- [REQUIREMENT]: Leave the pictures out and copy exactly the lines from the line containing "Clone this chart in matplotlib." to the line containing "plt.rcParams['font.family'] = ['Liberation", both lines included.

- [EXERCISE INPUT]:
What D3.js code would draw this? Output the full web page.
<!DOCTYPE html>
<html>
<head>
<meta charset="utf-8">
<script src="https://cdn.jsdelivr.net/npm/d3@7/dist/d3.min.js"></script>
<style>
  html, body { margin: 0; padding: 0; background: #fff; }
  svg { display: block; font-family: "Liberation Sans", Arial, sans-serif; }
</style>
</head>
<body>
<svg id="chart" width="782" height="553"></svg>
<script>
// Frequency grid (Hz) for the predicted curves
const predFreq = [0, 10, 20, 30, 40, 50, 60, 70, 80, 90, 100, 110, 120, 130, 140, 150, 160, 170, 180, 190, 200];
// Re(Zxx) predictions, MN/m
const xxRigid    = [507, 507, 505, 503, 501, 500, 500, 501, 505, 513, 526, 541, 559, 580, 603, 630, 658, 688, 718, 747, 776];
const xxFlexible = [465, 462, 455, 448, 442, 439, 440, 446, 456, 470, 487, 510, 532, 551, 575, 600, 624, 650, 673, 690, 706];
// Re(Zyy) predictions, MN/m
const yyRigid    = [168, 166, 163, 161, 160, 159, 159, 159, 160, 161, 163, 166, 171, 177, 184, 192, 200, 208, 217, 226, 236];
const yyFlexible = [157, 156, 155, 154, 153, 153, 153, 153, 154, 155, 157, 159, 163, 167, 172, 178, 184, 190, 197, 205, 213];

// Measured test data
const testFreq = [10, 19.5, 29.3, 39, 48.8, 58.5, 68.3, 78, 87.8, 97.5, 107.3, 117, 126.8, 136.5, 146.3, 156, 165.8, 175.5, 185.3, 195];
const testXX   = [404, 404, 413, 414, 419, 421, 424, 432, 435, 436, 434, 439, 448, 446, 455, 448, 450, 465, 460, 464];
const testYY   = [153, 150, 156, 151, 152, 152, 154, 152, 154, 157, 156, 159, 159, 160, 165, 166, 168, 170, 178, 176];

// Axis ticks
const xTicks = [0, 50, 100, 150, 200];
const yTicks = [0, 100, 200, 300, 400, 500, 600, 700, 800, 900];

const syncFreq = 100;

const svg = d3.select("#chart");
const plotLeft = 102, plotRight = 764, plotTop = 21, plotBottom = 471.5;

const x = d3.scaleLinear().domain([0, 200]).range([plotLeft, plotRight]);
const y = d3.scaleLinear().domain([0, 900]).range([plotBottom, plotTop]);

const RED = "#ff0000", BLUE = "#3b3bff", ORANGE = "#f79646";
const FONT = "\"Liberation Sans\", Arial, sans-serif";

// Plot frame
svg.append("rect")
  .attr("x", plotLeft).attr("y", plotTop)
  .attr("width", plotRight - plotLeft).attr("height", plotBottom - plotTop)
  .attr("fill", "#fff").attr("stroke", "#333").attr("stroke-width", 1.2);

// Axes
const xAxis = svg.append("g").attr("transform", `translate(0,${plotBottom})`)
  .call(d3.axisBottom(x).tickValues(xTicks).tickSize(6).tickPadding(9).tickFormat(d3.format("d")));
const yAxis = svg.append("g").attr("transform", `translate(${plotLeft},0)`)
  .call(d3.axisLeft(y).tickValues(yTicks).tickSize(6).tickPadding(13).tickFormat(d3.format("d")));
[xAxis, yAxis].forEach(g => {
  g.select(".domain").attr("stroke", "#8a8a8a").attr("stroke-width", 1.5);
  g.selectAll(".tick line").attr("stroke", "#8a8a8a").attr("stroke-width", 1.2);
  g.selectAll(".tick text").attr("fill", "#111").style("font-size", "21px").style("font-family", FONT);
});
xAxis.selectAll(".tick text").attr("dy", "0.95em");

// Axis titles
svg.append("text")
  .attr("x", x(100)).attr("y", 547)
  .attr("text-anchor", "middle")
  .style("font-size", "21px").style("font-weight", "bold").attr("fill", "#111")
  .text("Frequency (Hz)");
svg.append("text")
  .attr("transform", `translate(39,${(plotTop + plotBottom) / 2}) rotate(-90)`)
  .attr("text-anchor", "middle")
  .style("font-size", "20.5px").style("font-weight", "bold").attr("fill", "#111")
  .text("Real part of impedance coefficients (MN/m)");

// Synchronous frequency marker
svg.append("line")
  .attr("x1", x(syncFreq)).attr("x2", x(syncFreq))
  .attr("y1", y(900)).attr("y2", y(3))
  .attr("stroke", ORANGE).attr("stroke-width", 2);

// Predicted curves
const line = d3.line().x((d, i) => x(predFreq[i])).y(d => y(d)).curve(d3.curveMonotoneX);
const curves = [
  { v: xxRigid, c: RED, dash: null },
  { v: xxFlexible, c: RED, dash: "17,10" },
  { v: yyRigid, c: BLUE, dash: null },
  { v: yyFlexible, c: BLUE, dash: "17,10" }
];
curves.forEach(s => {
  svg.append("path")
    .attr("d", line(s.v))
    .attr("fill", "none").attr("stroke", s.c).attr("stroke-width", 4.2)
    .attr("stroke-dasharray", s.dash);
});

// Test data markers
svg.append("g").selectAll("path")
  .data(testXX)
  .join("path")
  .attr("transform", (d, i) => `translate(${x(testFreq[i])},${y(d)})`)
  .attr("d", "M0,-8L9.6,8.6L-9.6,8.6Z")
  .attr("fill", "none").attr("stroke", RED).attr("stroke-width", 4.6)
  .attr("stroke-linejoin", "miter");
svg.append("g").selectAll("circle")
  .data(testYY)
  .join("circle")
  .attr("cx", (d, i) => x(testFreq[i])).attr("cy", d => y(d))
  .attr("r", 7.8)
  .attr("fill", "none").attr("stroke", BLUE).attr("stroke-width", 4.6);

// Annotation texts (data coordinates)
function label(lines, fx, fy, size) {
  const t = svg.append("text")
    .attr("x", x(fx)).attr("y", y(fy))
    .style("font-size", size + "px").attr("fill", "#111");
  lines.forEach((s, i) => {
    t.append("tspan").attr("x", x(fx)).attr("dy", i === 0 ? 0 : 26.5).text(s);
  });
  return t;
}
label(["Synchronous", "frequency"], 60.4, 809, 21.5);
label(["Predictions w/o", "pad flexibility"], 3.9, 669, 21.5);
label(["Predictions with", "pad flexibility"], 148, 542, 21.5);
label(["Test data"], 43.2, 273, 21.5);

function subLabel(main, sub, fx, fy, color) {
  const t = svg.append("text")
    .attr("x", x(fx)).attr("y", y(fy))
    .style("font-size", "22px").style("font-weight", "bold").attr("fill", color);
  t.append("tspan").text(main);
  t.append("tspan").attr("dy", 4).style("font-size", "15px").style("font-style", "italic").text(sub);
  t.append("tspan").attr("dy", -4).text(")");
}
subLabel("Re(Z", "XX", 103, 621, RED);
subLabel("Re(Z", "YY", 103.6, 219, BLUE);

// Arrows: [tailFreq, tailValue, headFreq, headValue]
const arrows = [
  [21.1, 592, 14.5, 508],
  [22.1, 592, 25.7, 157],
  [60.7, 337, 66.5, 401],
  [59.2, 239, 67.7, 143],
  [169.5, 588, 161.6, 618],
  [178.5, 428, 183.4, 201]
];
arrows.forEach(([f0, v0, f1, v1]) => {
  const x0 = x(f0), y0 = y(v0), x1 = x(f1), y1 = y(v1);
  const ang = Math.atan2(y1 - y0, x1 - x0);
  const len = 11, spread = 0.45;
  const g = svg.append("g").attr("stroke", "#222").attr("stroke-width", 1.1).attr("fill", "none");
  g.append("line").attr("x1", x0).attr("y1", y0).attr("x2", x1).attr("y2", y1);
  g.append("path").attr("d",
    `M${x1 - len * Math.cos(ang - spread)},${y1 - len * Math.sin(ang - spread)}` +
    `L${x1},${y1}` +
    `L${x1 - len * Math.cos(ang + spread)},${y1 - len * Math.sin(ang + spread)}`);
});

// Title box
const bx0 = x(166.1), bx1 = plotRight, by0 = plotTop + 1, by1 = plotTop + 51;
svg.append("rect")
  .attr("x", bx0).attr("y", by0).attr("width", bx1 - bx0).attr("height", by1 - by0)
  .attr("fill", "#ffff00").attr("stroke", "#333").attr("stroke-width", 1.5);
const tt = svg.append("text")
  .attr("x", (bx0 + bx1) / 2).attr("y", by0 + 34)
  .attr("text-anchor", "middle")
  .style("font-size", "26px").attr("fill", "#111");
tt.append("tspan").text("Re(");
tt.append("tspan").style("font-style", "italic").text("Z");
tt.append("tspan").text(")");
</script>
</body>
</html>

* * *

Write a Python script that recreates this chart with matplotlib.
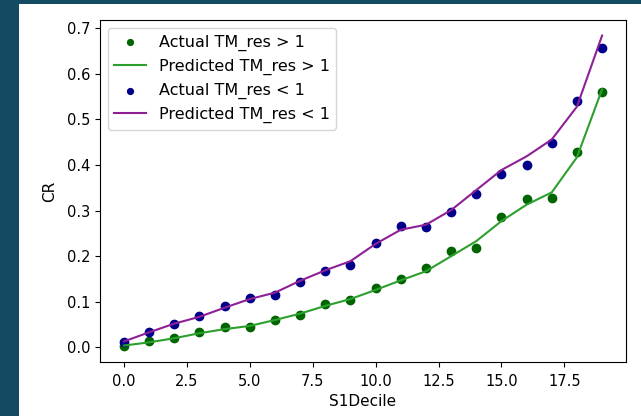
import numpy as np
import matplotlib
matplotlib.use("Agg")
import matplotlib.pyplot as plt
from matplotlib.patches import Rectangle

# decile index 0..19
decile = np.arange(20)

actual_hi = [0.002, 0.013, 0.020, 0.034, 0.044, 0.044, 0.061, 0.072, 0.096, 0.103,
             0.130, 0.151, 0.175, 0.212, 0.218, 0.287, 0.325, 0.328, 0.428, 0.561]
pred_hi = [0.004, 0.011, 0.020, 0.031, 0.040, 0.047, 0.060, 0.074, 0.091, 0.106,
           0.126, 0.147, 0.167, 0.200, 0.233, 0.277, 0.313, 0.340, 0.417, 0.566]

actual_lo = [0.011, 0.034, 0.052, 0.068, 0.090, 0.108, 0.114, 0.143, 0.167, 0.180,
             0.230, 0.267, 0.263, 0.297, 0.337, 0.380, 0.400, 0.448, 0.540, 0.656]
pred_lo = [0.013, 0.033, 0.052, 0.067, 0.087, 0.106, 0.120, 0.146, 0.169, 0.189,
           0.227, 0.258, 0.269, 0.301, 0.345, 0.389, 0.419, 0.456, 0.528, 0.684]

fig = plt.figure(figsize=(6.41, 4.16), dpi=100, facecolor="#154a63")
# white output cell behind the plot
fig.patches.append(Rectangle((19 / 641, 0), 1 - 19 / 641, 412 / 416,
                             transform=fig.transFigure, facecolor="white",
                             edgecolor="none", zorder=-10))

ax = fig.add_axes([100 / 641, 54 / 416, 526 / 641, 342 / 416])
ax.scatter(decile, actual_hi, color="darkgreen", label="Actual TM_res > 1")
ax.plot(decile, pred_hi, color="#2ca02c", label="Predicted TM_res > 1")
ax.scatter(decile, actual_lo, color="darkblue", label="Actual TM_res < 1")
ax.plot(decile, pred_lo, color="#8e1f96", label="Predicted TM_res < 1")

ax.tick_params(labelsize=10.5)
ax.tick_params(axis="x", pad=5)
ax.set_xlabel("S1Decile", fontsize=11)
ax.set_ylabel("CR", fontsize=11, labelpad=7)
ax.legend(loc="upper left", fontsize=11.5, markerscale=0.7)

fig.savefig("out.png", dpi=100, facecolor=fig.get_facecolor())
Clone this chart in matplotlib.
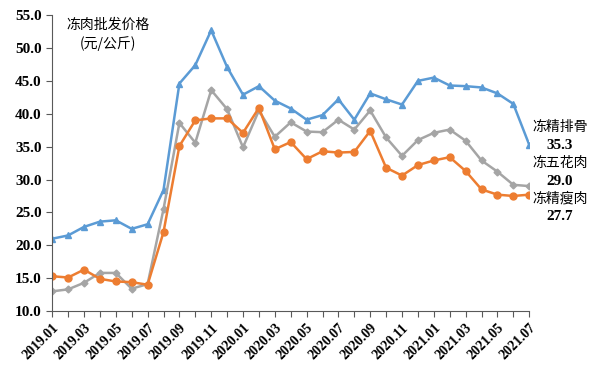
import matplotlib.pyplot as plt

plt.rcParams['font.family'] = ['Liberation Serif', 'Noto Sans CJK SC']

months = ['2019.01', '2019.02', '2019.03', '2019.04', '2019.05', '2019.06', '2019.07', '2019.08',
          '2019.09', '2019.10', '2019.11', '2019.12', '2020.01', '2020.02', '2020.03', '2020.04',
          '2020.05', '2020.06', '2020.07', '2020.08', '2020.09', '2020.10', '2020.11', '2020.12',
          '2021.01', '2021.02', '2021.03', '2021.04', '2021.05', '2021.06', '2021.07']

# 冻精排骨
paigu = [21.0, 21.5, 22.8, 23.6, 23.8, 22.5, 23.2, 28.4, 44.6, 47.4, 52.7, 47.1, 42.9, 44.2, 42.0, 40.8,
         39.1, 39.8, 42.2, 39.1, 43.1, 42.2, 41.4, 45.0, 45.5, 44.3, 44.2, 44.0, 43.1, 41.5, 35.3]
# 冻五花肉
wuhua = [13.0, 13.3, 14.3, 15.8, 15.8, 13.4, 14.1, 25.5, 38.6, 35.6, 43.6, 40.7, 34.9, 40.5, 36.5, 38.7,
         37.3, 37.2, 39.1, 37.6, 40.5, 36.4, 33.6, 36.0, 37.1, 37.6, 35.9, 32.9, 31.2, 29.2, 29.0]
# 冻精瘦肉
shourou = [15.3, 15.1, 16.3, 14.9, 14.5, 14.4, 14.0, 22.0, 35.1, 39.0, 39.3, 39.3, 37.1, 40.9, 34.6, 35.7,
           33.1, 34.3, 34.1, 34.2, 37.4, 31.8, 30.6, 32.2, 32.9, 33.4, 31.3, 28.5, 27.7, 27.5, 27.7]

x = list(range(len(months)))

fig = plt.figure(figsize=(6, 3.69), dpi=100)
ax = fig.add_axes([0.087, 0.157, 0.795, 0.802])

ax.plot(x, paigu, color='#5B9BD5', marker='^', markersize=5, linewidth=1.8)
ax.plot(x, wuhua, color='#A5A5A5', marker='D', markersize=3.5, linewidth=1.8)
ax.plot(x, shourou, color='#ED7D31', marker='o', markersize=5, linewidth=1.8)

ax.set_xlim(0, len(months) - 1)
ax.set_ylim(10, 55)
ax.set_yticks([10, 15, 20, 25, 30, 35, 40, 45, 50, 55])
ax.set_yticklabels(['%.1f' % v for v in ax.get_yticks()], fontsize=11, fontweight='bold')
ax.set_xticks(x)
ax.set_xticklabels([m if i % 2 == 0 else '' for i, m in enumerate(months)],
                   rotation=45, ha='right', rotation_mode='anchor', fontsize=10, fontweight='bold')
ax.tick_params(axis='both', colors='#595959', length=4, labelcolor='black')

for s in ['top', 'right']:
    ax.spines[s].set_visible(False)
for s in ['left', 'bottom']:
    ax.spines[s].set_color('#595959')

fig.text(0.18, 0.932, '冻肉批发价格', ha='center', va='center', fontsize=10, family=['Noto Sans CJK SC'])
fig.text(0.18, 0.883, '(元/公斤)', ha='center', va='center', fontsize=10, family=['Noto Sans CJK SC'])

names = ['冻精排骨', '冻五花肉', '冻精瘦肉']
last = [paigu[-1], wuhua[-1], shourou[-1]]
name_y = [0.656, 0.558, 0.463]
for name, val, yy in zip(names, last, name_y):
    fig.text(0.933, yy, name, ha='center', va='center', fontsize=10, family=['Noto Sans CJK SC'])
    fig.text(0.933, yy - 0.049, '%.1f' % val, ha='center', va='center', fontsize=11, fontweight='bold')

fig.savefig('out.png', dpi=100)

- [TASK OUTPUT]:
Clone this chart in matplotlib.
import matplotlib.pyplot as plt

plt.rcParams['font.family'] = ['Liberation Serif', 'Noto Sans CJK SC']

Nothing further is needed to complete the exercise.